Reading Without Distance

The other day a colleague of mine refused to advise an undergraduate thesis that was partly about Hegel. The reason? “Because Hegel was a racist.” Well yes, and most Europeans who lived between 1770 and 1830 — even the ones who campaigned against the slave trade and recognized the dignity of Asians, Africans, and Native Americans — had no less racist ideas knocking around their brains and writing-desks. The question is whether there was anything else in there. And Hegel, whose detractor I am proud to be every day, had a lot going on.

It’s just one data-point, just one senior professor at a top university refusing to help a student understand one canonical philosopher, but how typical!

Typical of what?

Professors of literature don’t like to read books. That is the melancholy conclusion to be derived from several of the latest trends in theory, which amount to devices for avoiding the book-reading that is the actual experimental basis of our criticism and analysis. Computer reading and the use of summaries (or translations); studies that slot authors into race and gender categories as a preliminary to determining their importance; postcolonial naming and shaming — all give us ways of handling books by means other than reading, whether it is a matter of delegating an algorithm to pluck out their word-frequencies or pontificating on them by referring to the adjectives attached to their authors, in other words, by relying on gossip. 

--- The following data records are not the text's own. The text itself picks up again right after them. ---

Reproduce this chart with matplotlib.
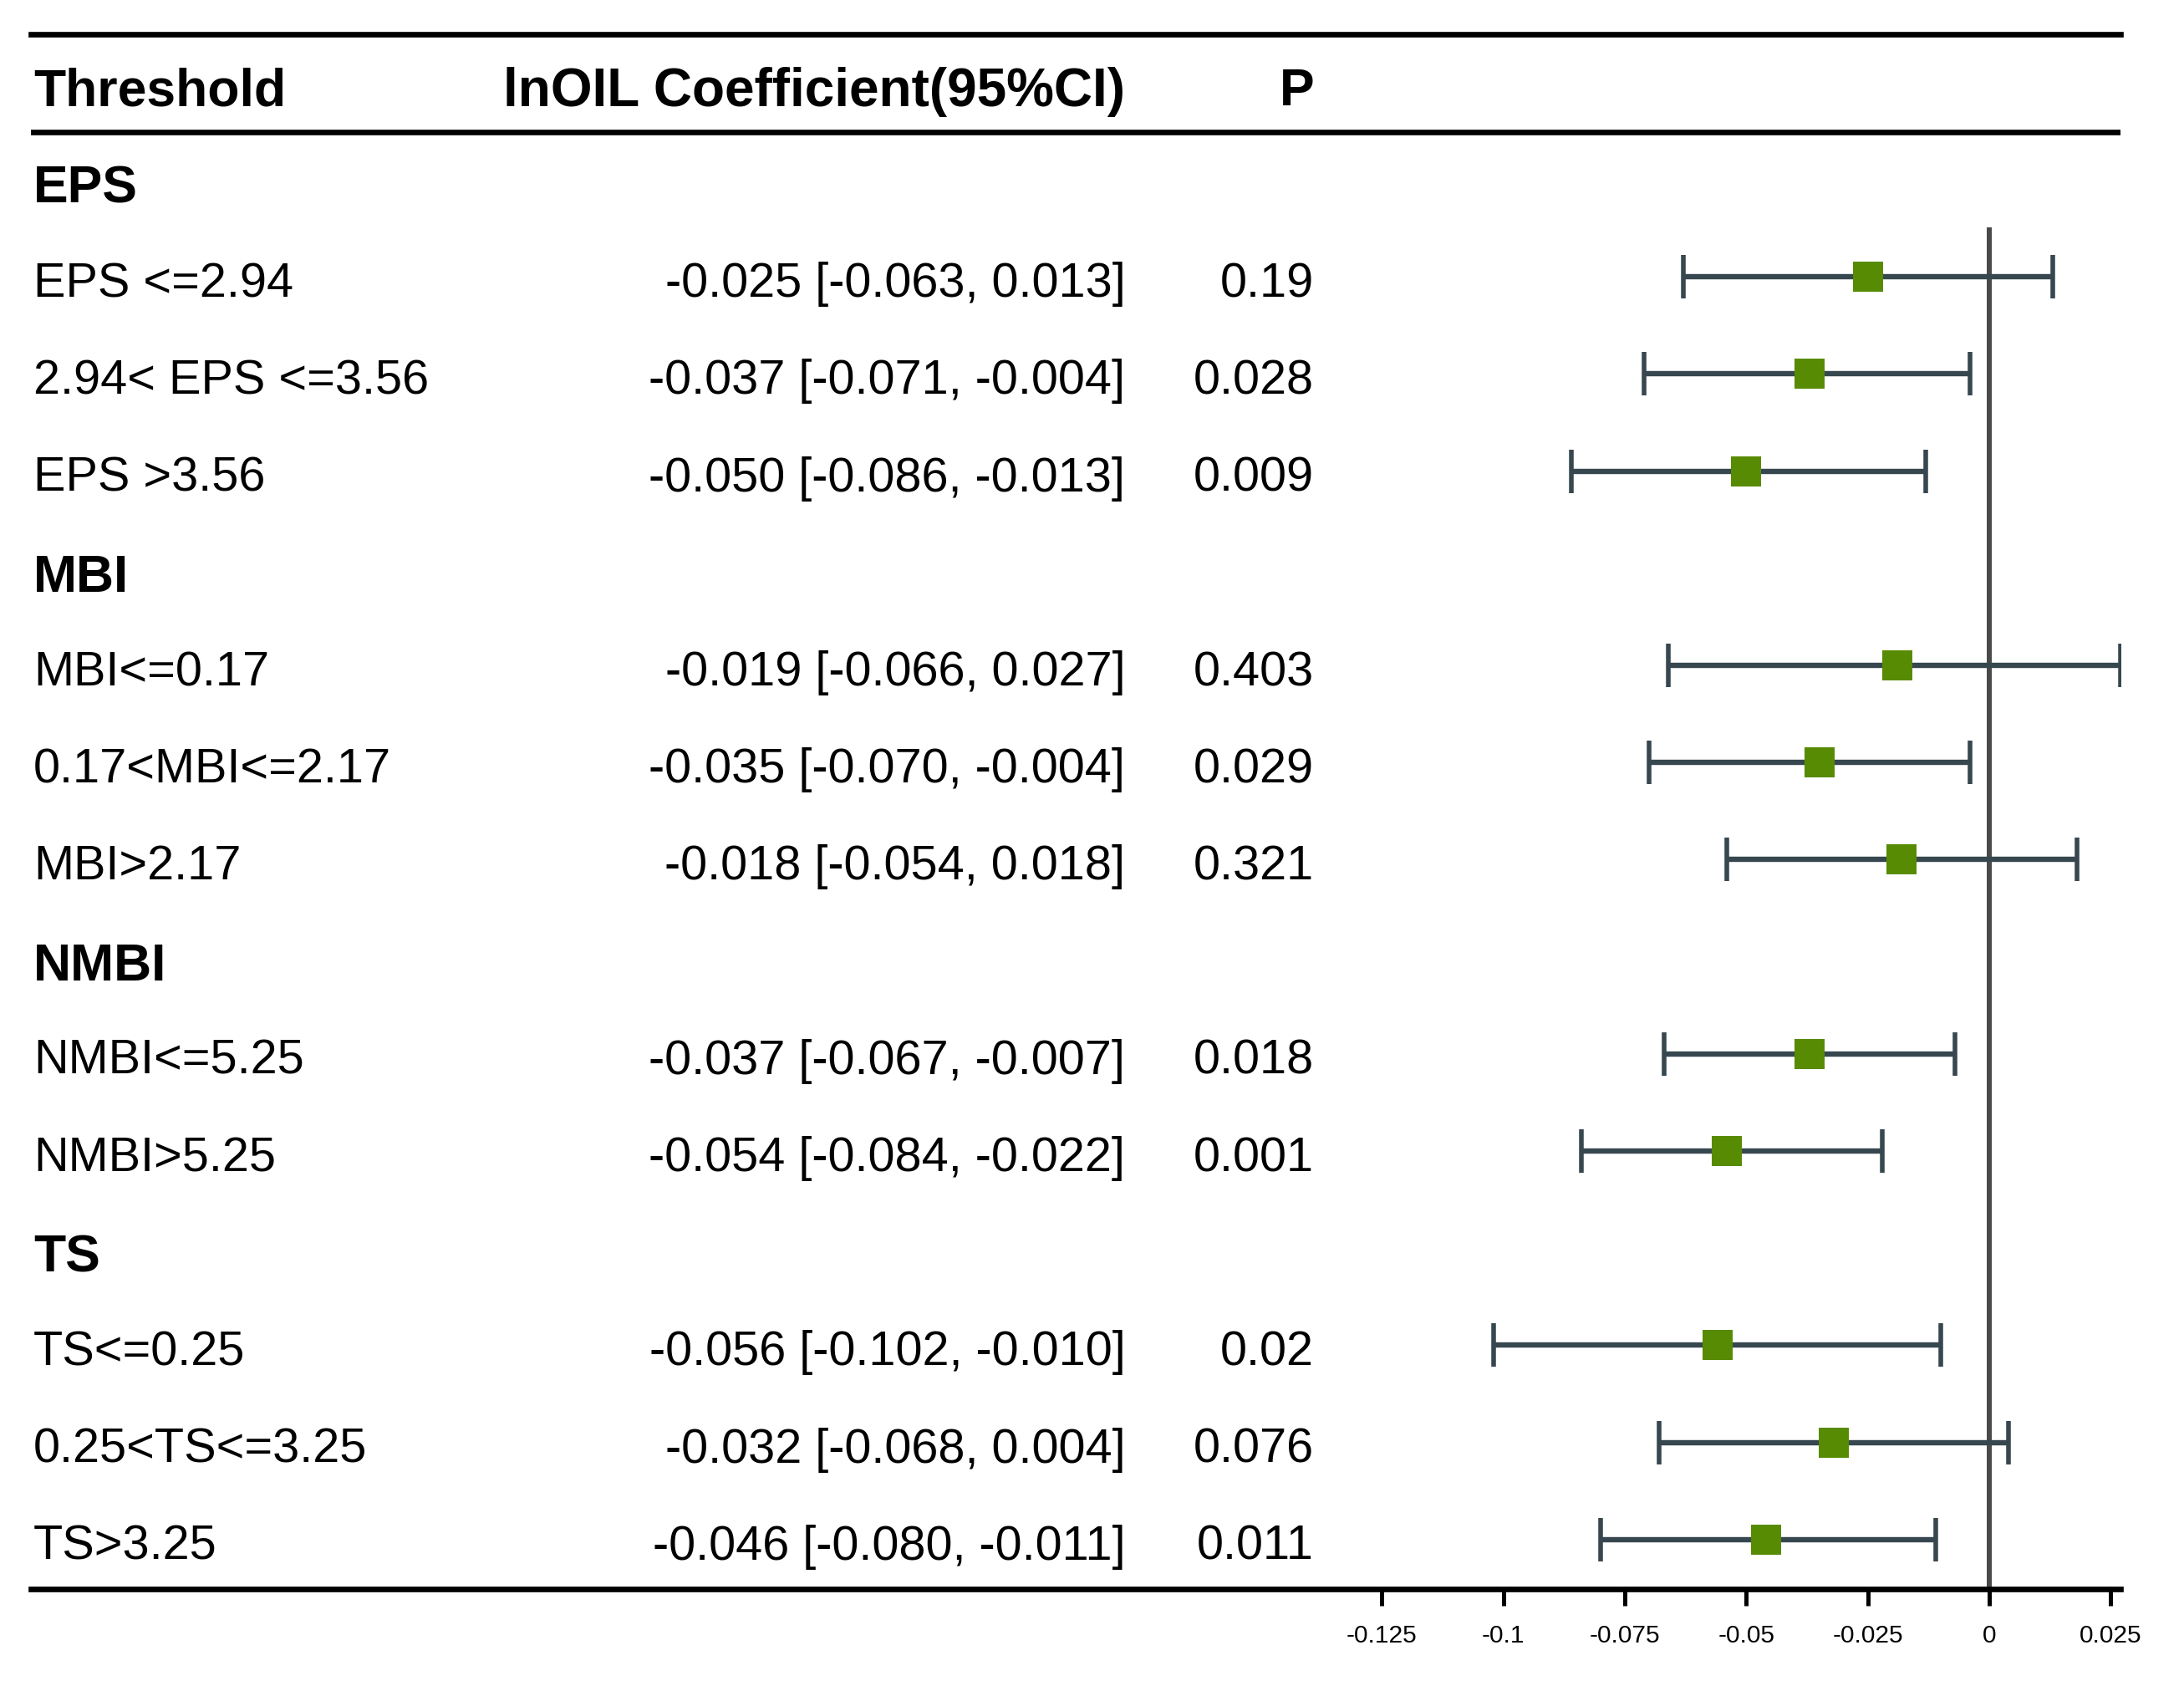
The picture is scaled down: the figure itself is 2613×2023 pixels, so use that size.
import matplotlib
matplotlib.use('Agg')
import matplotlib.pyplot as plt
import numpy as np

plt.rcParams['font.family'] = ['Liberation Sans', 'DejaVu Sans']

# data
groups = ['EPS', 'MBI', 'NMBI', 'TS']
group_of = [0, 0, 0, 1, 1, 1, 2, 2, 3, 3, 3]
thresholds = ['EPS <=2.94', '2.94< EPS <=3.56', 'EPS >3.56',
              'MBI<=0.17', '0.17<MBI<=2.17', 'MBI>2.17',
              'NMBI<=5.25', 'NMBI>5.25',
              'TS<=0.25', '0.25<TS<=3.25', 'TS>3.25']
est = [-0.025, -0.037, -0.050, -0.019, -0.035, -0.018, -0.037, -0.054, -0.056, -0.032, -0.046]
lo = [-0.063, -0.071, -0.086, -0.066, -0.070, -0.054, -0.067, -0.084, -0.102, -0.068, -0.080]
hi = [0.013, -0.004, -0.013, 0.027, -0.004, 0.018, -0.007, -0.022, -0.010, 0.004, -0.011]
pvals = ['0.19', '0.028', '0.009', '0.403', '0.029', '0.321', '0.018', '0.001', '0.02', '0.076', '0.011']
xticks = [-0.125, -0.1, -0.075, -0.05, -0.025, 0, 0.025]
xticklabels = ['-0.125', '-0.1', '-0.075', '-0.05', '-0.025', '0', '0.025']

W, H = 2613, 2024
fig = plt.figure(figsize=(W / 100, H / 100), dpi=100)
ax = fig.add_axes([37 / W, 1 - 1902 / H, 2500 / W, (1902 - 42) / H])
ax.set_xlim(-0.4031, 0.0270)
ybot, ytop = 14.51, -1.497
ax.set_ylim(ybot, ytop)

# row positions: group heading then its thresholds
rows = []
head_rows = []
r = 0
for g in range(len(groups)):
    head_rows.append(r)
    r += 1
    for i in range(len(thresholds)):
        if group_of[i] == g:
            rows.append(r)
            r += 1
rows = np.array(rows)
est = np.array(est); lo = np.array(lo); hi = np.array(hi)

ax.vlines(0, 0.49, ybot, color='#4a4a4a', lw=4.3, zorder=1)
ax.errorbar(est, rows, xerr=[est - lo, hi - est], fmt='none', ecolor='#37474f',
            elinewidth=4.6, capsize=19, capthick=4.0, zorder=2)
ax.plot(est, rows, 's', color='#578b03', markersize=26, markeredgewidth=0, zorder=3)

for s in ['left', 'right']:
    ax.spines[s].set_visible(False)
ax.spines['top'].set_linewidth(4.8)
ax.spines['bottom'].set_linewidth(4.8)
ax.axhline(-0.49, color='black', lw=4.8)
ax.set_yticks([])
ax.set_xticks(xticks)
ax.set_xticklabels(xticklabels, fontsize=21.5)
ax.tick_params(axis='x', direction='out', length=14.4, width=3.6, pad=15)

tr = ax.get_yaxis_transform()
xl, xc, xp = 0.0012, 0.5237, 0.6141
dy = 0.07  # text sits a touch lower than the whiskers
hy = -0.964 + 0.05
ax.text(xl, hy, 'Threshold', transform=tr, fontsize=45, fontweight='bold', ha='left', va='center')
ax.text(xc, hy, 'lnOIL Coefficient(95%CI)', transform=tr, fontsize=46, fontweight='bold', ha='right', va='center')
ax.text(xp, hy, 'P', transform=tr, fontsize=45, fontweight='bold', ha='right', va='center')

for g, hr in zip(groups, head_rows):
    ax.text(xl, hr + dy + 0.02, g, transform=tr, fontsize=45, fontweight='bold', ha='left', va='center')

for i, rr in enumerate(rows):
    ax.text(xl, rr + dy, thresholds[i], transform=tr, fontsize=41.5, ha='left', va='center')
    ax.text(xc, rr + dy, f'{est[i]:.3f} [{lo[i]:.3f}, {hi[i]:.3f}]', transform=tr,
            fontsize=41.5, ha='right', va='center')
    ax.text(xp, rr + dy, pvals[i], transform=tr, fontsize=41.5, ha='right', va='center')

fig.savefig('out.png', dpi=100, facecolor='white')
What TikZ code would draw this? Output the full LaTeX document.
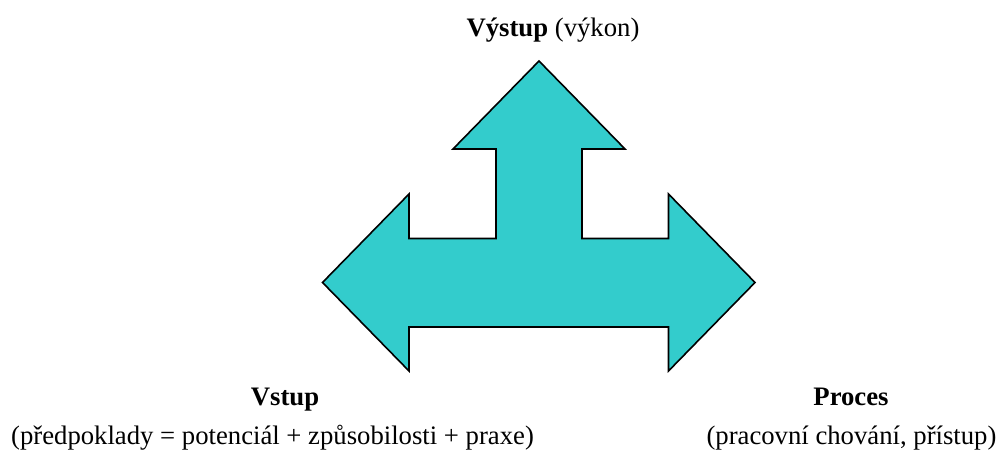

I like to read books. I am fascinated by them. Just as there are crate-diggers who will give every scratched LP its chance, however obtuse or cheesy the album-cover looks (the weirder the better!), so I’m willing to open any book and read at least a few pages in order to hear out the author’s claim on the world’s attention. The best service a book can render me is to challenge my preconceptions. I don’t like to push them away with an excuse in the style of “Oh, that’s Southern Gothic. I don’t do Southern Gothic.” I may read a few pages and arrive at a provisional judgment, “Aha, two parts Anne Rice and one part Flannery O’Connor, but the ingredients aren’t well-mixed,” and put it aside for someone else. But at least I give the book its chance.

I also try to be aware of what I don’t know: the dark side of the moon, the submerged part of the iceberg, the part of the joke that went over my head. There’s my ethic of reading. It doesn’t start with a preconception that I am ethical and set the standards. It starts from a readiness to find out what others have to say for themselves. It being unlikely for me to approach literature with an attitude of mastery, the best I can manage is an attitude of curiosity and the energy to carry it forward. 

But, someone will say, isn’t life limited and the number of books to be read practically unlimited? Well, of course, I may speak as if every book has a right to someone’s attention but that doesn’t mean it has an equal claim on mine. It’s probably best that I don’t live in a huge used bookstore. I pursue certain kinds of excitement and avoid certain kinds of dullness. Taste, or preferences, lead me to drop some books after a glance and to put some on the pile for intensive scrutiny. Experience makes me sensitive to certain signals that ping my likes and dislikes. Epistemologically speaking, a lot of books have nothing new to say to the person who has already had a certain kind of literary experience, so conformation to an existing category is a sign that the book belongs on the discard pile. But discordant signals that imply a different relationship to that category may keep alive an interest in the book. Hasty dismissal is as much to be avoided as the repetition of tautological banalities.  

If the message of the “no reading required” schools is that you don’t actually have to read a book in order to say acceptable things about it, the thought that directs my activity is that we don’t know what literature is, in an empirical way, yet; at best we have some intuitions that can be applied inductively, but on condition that they not hinder us from doing the empirical labor. And enjoying it, if we are so set up. If you don’t enjoy reading and discovering new books, you should probably find another line of work, though the absence of actual performance standards makes this profession a tempting one for the effort-adverse.